US 12,141,098 B2
Content hiding software identification and/or extraction system and method
Gokila Dorai, Tallahassee, FL (US); Sudhir Aggarwal, Tallahassee, FL (US); Charisa Powell, Tallahassee, FL (US); and Neet Patel, Tallahassee, FL (US)
Assigned to The Florida State University Research Foundation, Inc., Tallahassee, FL (US)
Filed by The Florida State University Research Foundation, Inc., Tallahassee, FL (US)
Filed on Jun. 30, 2022, as Appl. No. 17/854,793.
Claims priority of provisional application 63/216,767, filed on Jun. 30, 2021.
Prior Publication US 2023/0012801 A1, Jan. 19, 2023
Int. Cl. G06F 16/00 (2019.01); G06F 16/14 (2019.01); G06F 18/23 (2023.01); G06F 30/27 (2020.01)

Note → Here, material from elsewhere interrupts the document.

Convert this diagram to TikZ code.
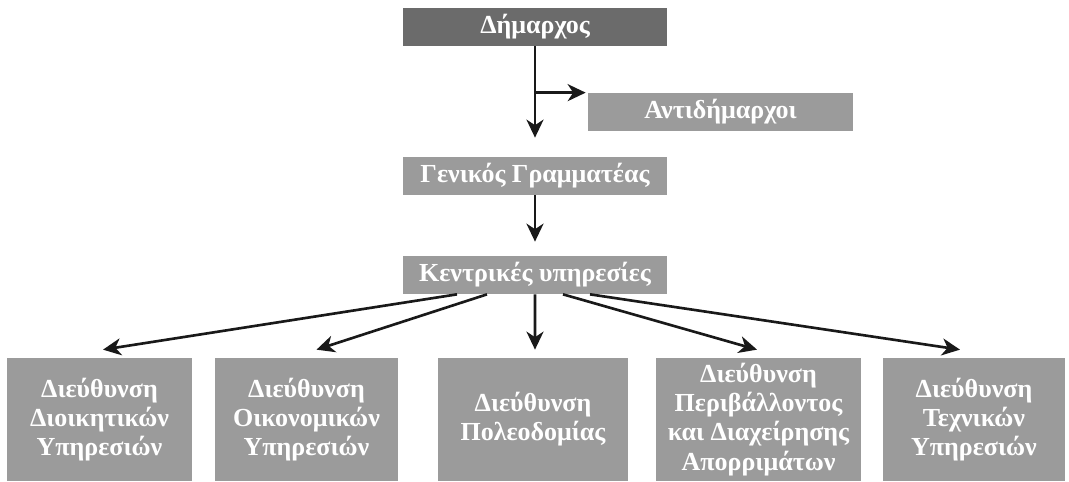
\documentclass[tikz,border=0pt]{standalone}
\usepackage{fontspec}
\setmainfont{Liberation Serif}
\usetikzlibrary{arrows.meta}
\definecolor{boxgray}{HTML}{9B9B9B}
\definecolor{headgray}{HTML}{6B6B6B}

\begin{document}
\begin{tikzpicture}[x=0.02cm,y=-0.02cm,
	unit/.style={fill=boxgray,text=white,inner sep=0pt,align=center,
		font=\fontsize{14.8}{16.6}\selectfont\bfseries},
	bar/.style={unit,minimum width=5.3cm,minimum height=0.76cm},
	dept/.style={unit,minimum height=2.46cm},
	arr/.style={-{Stealth[length=0.36cm,width=0.34cm,inset=0.11cm]},line width=1.5pt,black!90}]

	\useasboundingbox (0,0) rectangle (1069,482);
	
	\node[bar,fill=headgray] (mayor) at (535,27) {Δήμαρχος};
	\node[bar] (deputies) at (720.5,112) {Αντιδήμαρχοι};
	\node[bar] (secretary) at (535,176) {Γενικός Γραμματέας};
	\node[bar] (central) at (535,275) {Κεντρικές υπηρεσίες};
	
	\node[dept,minimum width=3.7cm] (d1) at (99.5,419.5) {Διεύθυνση\\Διοικητικών\\Υπηρεσιών};
	\node[dept,minimum width=3.66cm] (d2) at (306.5,419.5) {Διεύθυνση\\Οικονομικών\\Υπηρεσιών};
	\node[dept,minimum width=3.8cm] (d3) at (533,419.5) {Διεύθυνση\\Πολεοδομίας};
	\node[dept,minimum width=4.1cm] (d4) at (758.5,419.5) {Διεύθυνση\\Περιβάλλοντος\\και Διαχείρησης\\Απορριμάτων};
	\node[dept,minimum width=3.64cm] (d5) at (974,419.5) {Διεύθυνση\\Τεχνικών\\Υπηρεσιών};
	
	\draw[arr] (mayor.south) -- ([yshift=0.38cm]secretary.north);
	\coordinate (split) at (mayor.south |- deputies.north);
	\draw[arr] (split) -- ([xshift=-0.04cm]split -| deputies.west);
	\draw[arr] (secretary.south) -- ([yshift=0.28cm]central.north);
	
	\foreach \d/\s/\e in {d1/-1.56/0.07, d2/-0.96/0.2, d3/0/0.04, d4/0.56/-0.03, d5/1.1/-0.28}
		\draw[arr] ([xshift=\s cm]central.south) -- ([xshift=\e cm,yshift=0.16cm]\d.north);
\end{tikzpicture}
\end{document}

CPC G06F 16/156 (2019.01) [G06F 18/23 (2023.01); G06F 30/27 (2020.01)] 17 Claims
OG exemplary drawing
 
1. A method to identify content hiding software, the method comprising:
pre-identifying content hiding software in curation platforms, wherein pre-identifying comprises:
scanning titles and/or subtitles in a curation platform using a first set of keywords;
returning title, subtitle, and bundle identifiers of a plurality of potential content hiding software;
classifying, via one or more trained machine learning classifiers, a software from the plurality of potential content hiding software as content hiding software or non-content hiding software, wherein the one or more classifiers have been trained using a feature set comprising a second set of keywords associated with a title, subtitle, and/or bundle identifiers of software, wherein the first set of key words is smaller than the second set of keywords; and
storing the classified content hiding software in a database as pre-identified content hiding software;
acquiring, from a user device or a remote computing device operatively coupled to the user device, configuration data of the user device;
parsing the configuration data into a list of installed software and respective bundle identifiers; and
identifying installed software on the user device as a content hiding software by (i) comparing the list of installed software to pre-identified content hiding software in the database and (ii) extracting hidden information from artifacts of stored data of the installed software on the user device.